Advancements in power and propulsion, including nuclear technologies, “are going to be absolutely critical in terms of dramatically improving the types of missions that you can do and the types of science that you can collect,” said Kate Watts, Lockheed Martin’s vice president of Mission Strategy and Advanced Capabilities for Human and Scientific Exploration. “Think high-power generation, dramatically improved ISP related to propulsion, so you have more maneuverability” or the ability to reach distant locations more quickly.

By 2050 more people will be traveling to low-Earth orbit as well as to the moon or Mars, which will create demand for habitats and vehicles to move around the lunar surface.

“When you’re on other worlds, you need to be able to move around, modify things, change the surface as needed,” Watts said. “You need to give the crew autonomy to manage science with machines that have capability like they do here on Earth.”

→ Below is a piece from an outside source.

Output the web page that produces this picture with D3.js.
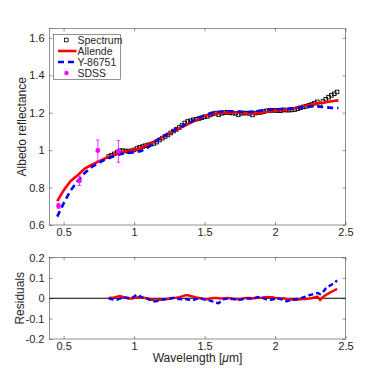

Lunar Commercial Opportunities

By 2050, “I think we’ll see regular commercial delivery services from the Earth to the moon and back for both cargo or people,” said Crescent Space CEO Joe Landon. Lockheed Martin established Crescent Space earlier this year to provide lunar communications and navigation services.

On the lunar surface, crews will “be able to find, extract and process valuable resources to create fuel and to sustain life and support human operations,” Landon said.

“Every space mission today has to be completely self sufficient, has to bring everything you need with you and account for every contingency,” Landon said. “So, even the smallest missions or capabilities end up being very complex and costly.”

To achieve Lockheed Martin’s Space 2050 vision, new infrastructure including computational capacity in cislunar space will be needed.

Providing access to lunar cloud computing would enable both governments and private actors to play a larger economic role in space. Instead of purchasing large assets and then having to maintain them, buyers would instead be able to buy capabilities as needed, Lackner said.

Lockheed Martin selected 2050 as a goal for its technology report because that timeframe is long enough away “that we can truly develop disruptive technologies and disruptive capabilities,” said Nelson Pedreiro, vice president at Lockheed Martin’s Space Advanced Technology Center.